There he stands above us, untouched by our agony! We swing to and fro, to and fro; our hearts burst and we die at the oars, that he and his pretty tribunes may be an hour sooner at their journey's end; and he does not even notice.


Unfortunately, this attitude still is around today.

Humans like to parade around saying how much more evolved and intelligent we are than lowly animals, but so many times in this book, that is not true. The other men of the tribe are described as turning on him because he is different from them.

He had seen the hound pack turn on a strange dog before now, or one that was hurt, or different from themselves in any way.


So the superstitious villagers are like a pack of dogs and when they are in the galley of the ship, the men fight for scraps and are described as baying and howling for food. It goes to show that the slightest lack of necessities can turn rational people into snarling beasts.



I thought the main theme of the book was not to give up on people.
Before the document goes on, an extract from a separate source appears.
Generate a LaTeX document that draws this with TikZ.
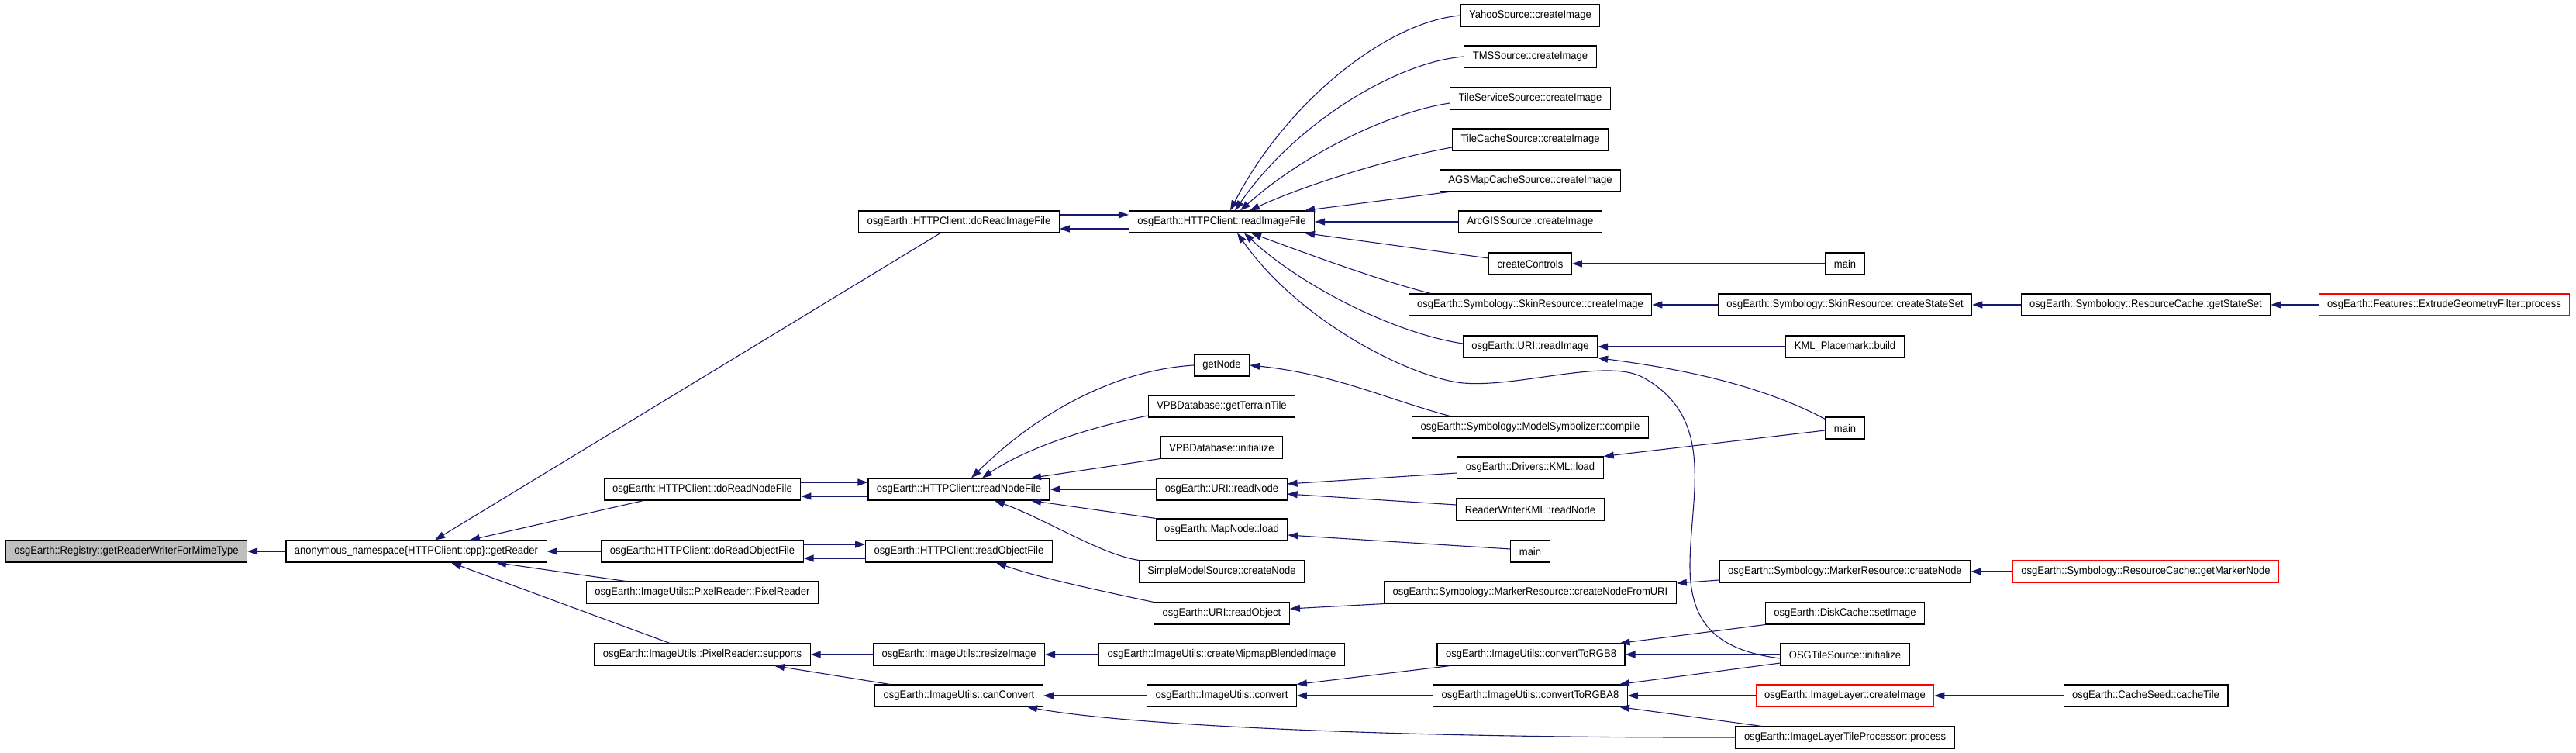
\documentclass[tikz,border=0pt]{standalone}
\usepackage{fontspec}
\newfontfamily\graphfont{Liberation Sans}[FakeStretch=0.93]
\usepackage{xcolor}
\usetikzlibrary{arrows.meta, calc}

\definecolor{edgeblue}{HTML}{191970}
\tikzset{
  fn/.style={draw=black, fill=white, line width=1.1pt, minimum height=28pt,
    inner xsep=11pt, inner ysep=0pt, font=\graphfont\fontsize{14}{16}\selectfont},
  fnroot/.style={fn, fill=gray!50},
  fnhot/.style={fn, draw=red},
  call/.style={draw=edgeblue, line width=1.1pt, -{Triangle[length=13pt,width=9pt]}}
}

\begin{document}
\begin{tikzpicture}[x=1pt, y=-1pt]
  % canvas = 3323 x 971 px, one px = 1pt, y grows downwards
  \useasboundingbox (0,0) rectangle (3323,971);
  % column 1-2: root and getReader
  \node[fnroot] (reg) at (163,711) {osgEarth::Registry::getReaderWriterForMimeType};
  \node[fn] (getrd) at (537,711) {anonymous\_namespace\{HTTPClient::cpp\}::getReader};
  % column 3: HTTPClient::doRead* and PixelReader
  \node[fn] (drnf) at (906,631) {osgEarth::HTTPClient::doReadNodeFile};
  \node[fn] (drof) at (906,711) {osgEarth::HTTPClient::doReadObjectFile};
  \node[fn] (prpr) at (906,764) {osgEarth::ImageUtils::PixelReader::PixelReader};
  \node[fn] (prsup) at (906,844) {osgEarth::ImageUtils::PixelReader::supports};
  % column 4
  \node[fn] (drif) at (1237,286) {osgEarth::HTTPClient::doReadImageFile};
  \node[fn] (rnf) at (1237,631) {osgEarth::HTTPClient::readNodeFile};
  \node[fn] (rof) at (1237,711) {osgEarth::HTTPClient::readObjectFile};
  \node[fn] (resz) at (1237,844) {osgEarth::ImageUtils::resizeImage};
  \node[fn] (canc) at (1237,897) {osgEarth::ImageUtils::canConvert};
  % column 5
  \node[fn] (rif) at (1576,286) {osgEarth::HTTPClient::readImageFile};
  \node[fn] (getnode) at (1576,471) {getNode};
  \node[fn] (vpbtt) at (1576,524) {VPBDatabase::getTerrainTile};
  \node[fn] (vpbinit) at (1576,577) {VPBDatabase::initialize};
  \node[fn] (urinode) at (1576,631) {osgEarth::URI::readNode};
  \node[fn] (mapload) at (1576,683) {osgEarth::MapNode::load};
  \node[fn] (smscn) at (1576,737) {SimpleModelSource::createNode};
  \node[fn] (uriobj) at (1576,791) {osgEarth::URI::readObject};
  \node[fn] (mipmap) at (1576,844) {osgEarth::ImageUtils::createMipmapBlendedImage};
  \node[fn] (conv) at (1576,897) {osgEarth::ImageUtils::convert};
  % column 6
  \node[fn] (yahoo) at (1974,20) {YahooSource::createImage};
  \node[fn] (tms) at (1974,73) {TMSSource::createImage};
  \node[fn] (tiles) at (1974,127) {TileServiceSource::createImage};
  \node[fn] (tilec) at (1974,180) {TileCacheSource::createImage};
  \node[fn] (ags) at (1974,233) {AGSMapCacheSource::createImage};
  \node[fn] (arcgis) at (1974,286) {ArcGISSource::createImage};
  \node[fn] (ctrls) at (1974,340) {createControls};
  \node[fn] (skinci) at (1974,393) {osgEarth::Symbology::SkinResource::createImage};
  \node[fn] (urimg) at (1974,447) {osgEarth::URI::readImage};
  \node[fn] (msc) at (1974,551) {osgEarth::Symbology::ModelSymbolizer::compile};
  \node[fn] (kmlload) at (1974,603) {osgEarth::Drivers::KML::load};
  \node[fn] (rwkml) at (1974,657) {ReaderWriterKML::readNode};
  \node[fn] (main3) at (1974,711) {main};
  \node[fn] (mrcnfu) at (1974,764) {osgEarth::Symbology::MarkerResource::createNodeFromURI};
  \node[fn] (rgb8) at (1975,844) {osgEarth::ImageUtils::convertToRGB8};
  \node[fn] (rgba8) at (1974,897) {osgEarth::ImageUtils::convertToRGBA8};
  % column 7
  \node[fn] (main1) at (2380,340) {main};
  \node[fn] (skinss) at (2380,393) {osgEarth::Symbology::SkinResource::createStateSet};
  \node[fn] (kmlpb) at (2380,447) {KML\_Placemark::build};
  \node[fn] (main2) at (2380,552) {main};
  \node[fn] (mrcn) at (2380,737) {osgEarth::Symbology::MarkerResource::createNode};
  \node[fn] (dcset) at (2380,791) {osgEarth::DiskCache::setImage};
  \node[fn] (osgts) at (2380,844) {OSGTileSource::initialize};
  \node[fnhot] (ilci) at (2380,897) {osgEarth::ImageLayer::createImage};
  \node[fn] (iltp) at (2380,951) {osgEarth::ImageLayerTileProcessor::process};
  % column 8-9
  \node[fn] (rcss) at (2768,393) {osgEarth::Symbology::ResourceCache::getStateSet};
  \node[fnhot] (rcmn) at (2768,737) {osgEarth::Symbology::ResourceCache::getMarkerNode};
  \node[fn] (cseed) at (2768,897) {osgEarth::CacheSeed::cacheTile};
  \node[fnhot] (egf) at (3153,393) {osgEarth::Features::ExtrudeGeometryFilter::process};

  % straight horizontal calls
  \foreach \a/\b in {getrd/reg, drof/getrd, arcgis/rif, main1/ctrls, skinss/skinci,
      rcss/skinss, egf/rcss, kmlpb/urimg, urinode/rnf, mipmap/resz, resz/prsup,
      conv/canc, rgba8/conv, osgts/rgb8, ilci/rgba8, cseed/ilci, rcmn/mrcn}
    \draw[call] (\a) -- (\b);
  % doRead* <-> read* pairs
  \foreach \lo/\hi in {drif/rif, drnf/rnf, drof/rof} {
    \draw[call] ($(\lo.east)+(0,-9)$) -- ($(\hi.west)+(0,-9)$);
    \draw[call] ($(\hi.west)+(0,9)$) -- ($(\lo.east)+(0,9)$);
  }
  % into getReader
  \draw[call] ($(drif.south)+(-24,0)$) -- ($(getrd.north)+(24,0)$);
  \draw[call] ($(drnf.south)+(-76,0)$) -- ($(getrd.north)+(69,0)$);
  \draw[call] ($(prpr.north)+(-99,0)$) -- ($(getrd.south)+(103,0)$);
  \draw[call] ($(prsup.north)+(-42,0)$) -- ($(getrd.south)+(45,0)$);
  % into readImageFile
  \draw[call] (yahoo.west) .. controls (1790,28) and (1660,130) .. ($(rif.north)+(11,0)$);
  \draw[call] (tms.west) .. controls (1800,80) and (1670,160) .. ($(rif.north)+(17,0)$);
  \draw[call] ($(tiles.west)+(0,6)$) .. controls (1790,145) and (1680,200) .. ($(rif.north)+(24,0)$);
  \draw[call] ($(tilec.west)+(0,10)$) .. controls (1790,205) and (1680,240) .. ($(rif.north)+(36,0)$);
  \draw[call] ($(ags.south west)+(12,0)$) -- ($(rif.north east)+(-13,0)$);
  \draw[call] ($(ctrls.west)+(0,-7)$) -- ($(rif.south east)+(-13,0)$);
  \draw[call] ($(skinci.north west)+(29,0)$) .. controls (1780,362) and (1680,325) .. ($(rif.south)+(38,0)$);
  \draw[call] ($(urimg.west)+(0,-4)$) .. controls (1800,430) and (1680,370) .. ($(rif.south)+(29,0)$);
  \draw[call] ($(osgts.west)+(0,5)$) .. controls (2210,838) and (2180,800) .. (2180,730)
    .. controls (2180,640) and (2215,540) .. (2120,487)
    .. controls (2073,461) and (1960,500) .. (1888,494)
    .. controls (1828,489) and (1680,420) .. ($(rif.south)+(20,0)$);
  % into readNodeFile
  \draw[call] (getnode.west) .. controls (1430,478) and (1330,540) .. ($(rnf.north)+(16,0)$);
  \draw[call] ($(vpbtt.west)+(0,12)$) .. controls (1400,552) and (1320,580) .. ($(rnf.north)+(30,0)$);
  \draw[call] (vpbinit.south west) -- ($(rnf.north)+(93,0)$);
  \draw[call] (mapload.north west) -- ($(rnf.south)+(93,0)$);
  \draw[call] (smscn.north west) .. controls (1420,715) and (1350,670) .. ($(rnf.south)+(46,0)$);
  % readObjectFile and its callers
  \draw[call] (uriobj.north west) .. controls (1420,762) and (1340,745) .. ($(rof.south)+(48,0)$);
  \draw[call] (mrcnfu.south west) -- ($(uriobj.east)+(0,-6)$);
  \draw[call] ($(mrcn.west)+(0,11)$) -- ($(mrcnfu.east)+(0,-12)$);
  % URI / KML / main
  \draw[call] ($(msc.north west)+(49,0)$) .. controls (1790,515) and (1720,482) .. (getnode.east);
  \draw[call] ($(main2.north west)+(0,3)$) .. controls (2260,490) and (2140,472) .. (urimg.south east);
  \draw[call] ($(main2.west)+(0,3)$) -- (kmlload.north east);
  \draw[call] ($(kmlload.west)+(0,7)$) -- ($(urinode.east)+(0,-7)$);
  \draw[call] ($(rwkml.west)+(0,-6)$) -- ($(urinode.east)+(0,6)$);
  \draw[call] ($(main3.west)+(0,-3)$) -- ($(mapload.east)+(0,7)$);
  % image conversion
  \draw[call] ($(canc.north)+(-89,0)$) -- ($(prsup.south)+(93,0)$);
  \draw[call] (iltp.west) .. controls (1800,952) and (1450,935) .. ($(canc.south)+(88,0)$);
  \draw[call] ($(rgb8.south west)+(17,0)$) -- (conv.north east);
  \draw[call] (dcset.south west) -- ($(rgb8.north east)+(-7,0)$);
  \draw[call] ($(osgts.west)+(0,11)$) -- ($(rgba8.north east)+(-11,0)$);
  \draw[call] ($(iltp.north west)+(34,0)$) -- ($(rgba8.south east)+(-11,0)$);
\end{tikzpicture}
\end{document}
Beric is so happy as a child and then people just start giving him reasons to not trust them. Over and over he is screwed over by people who are plain evil or forced by circumstances. But he keeps going and keeps meeting people that are kind and people that he puts his trust in. Beric refuses to be broken. It almost happened after the galley, but he trusts one more time. This is mirrored in the little dog, Canog. She has reasons not to trust men, too, but she puts her faith in Beric.